Many of her books feature complex, sometimes tricky families, closely bound for good or bad through generations or across a generation, and Touch Not the Cat (part of the Clan Chattan motto) is a good example. Bryony has always had close links with her cousins and when her father dies in a hit-and-run in Bavaria, the eldest cousin inherits the family home in England. But there is no fortune to go with it, and the family story is more complicated than Bryony has known: her father's last words told her she was in danger, and it is all too true. As always the writing makes the place come alive, and the pacing is perfect.

Don't be put off by the very peculiar covers on the reprints of these - they are very well worth a read!

And to finish: No.2 Cat attempts indoor cultivation.

Tuesday, 28 February 2017

February's literary house

Still steering clear of children’s books for now, my next port of call is over 800 years old and in Shrewsbury: it is Brother Cadfael’s hut.

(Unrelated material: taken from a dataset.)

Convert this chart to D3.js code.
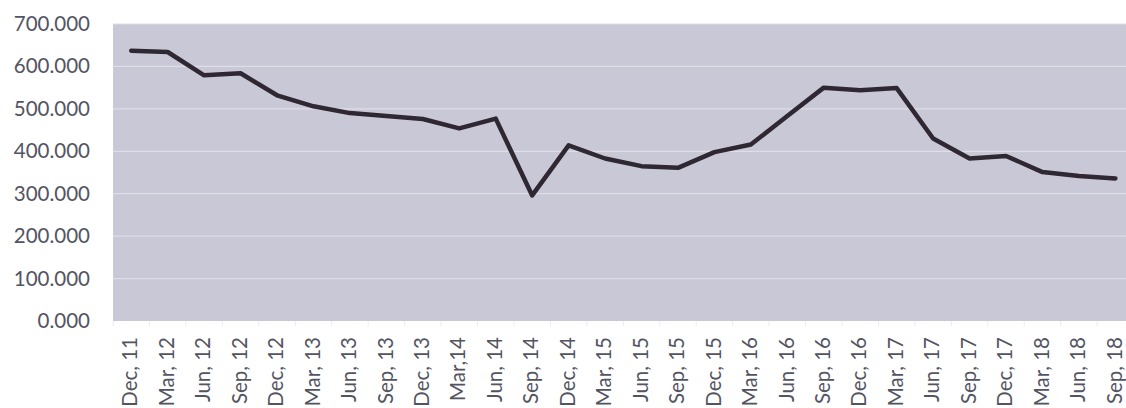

Of course, in a series the length of Ellis Peters’ Cadfael one, descriptions of the hut he has in the gardens where he tends his herb plants are littered about. It is not strictly a house but there is a bed in it, and a stove, so I feel it qualifies. It is frequently used as a hiding place, for things and for people, and as a sanctuary within a sanctuary either for those wanting to come and confide in the old brother, or for Cadfael himself to pretend some urgent job so he can miss his other monastic duties – all in the aid of a successful and fair outcome to his investigations, of course… It holds his best wines and is fragrant with the herbs from the abbey gardens in which it stands, and the cosy stove can provide sustenance to the weary traveller on cold evenings. On warm summer ones, Cadfael, with whatever hapless novice has been assigned to him, or with his friend Hugh Beringar, or alone with his wise thoughts and happy memories, can be found on the bench outside, legs stretched out, warming his old face in the last beams of the evening sun.

First draft of eighteenth chapter of Thicker than Water finished - and Helen's cover has arrived! Very exciting.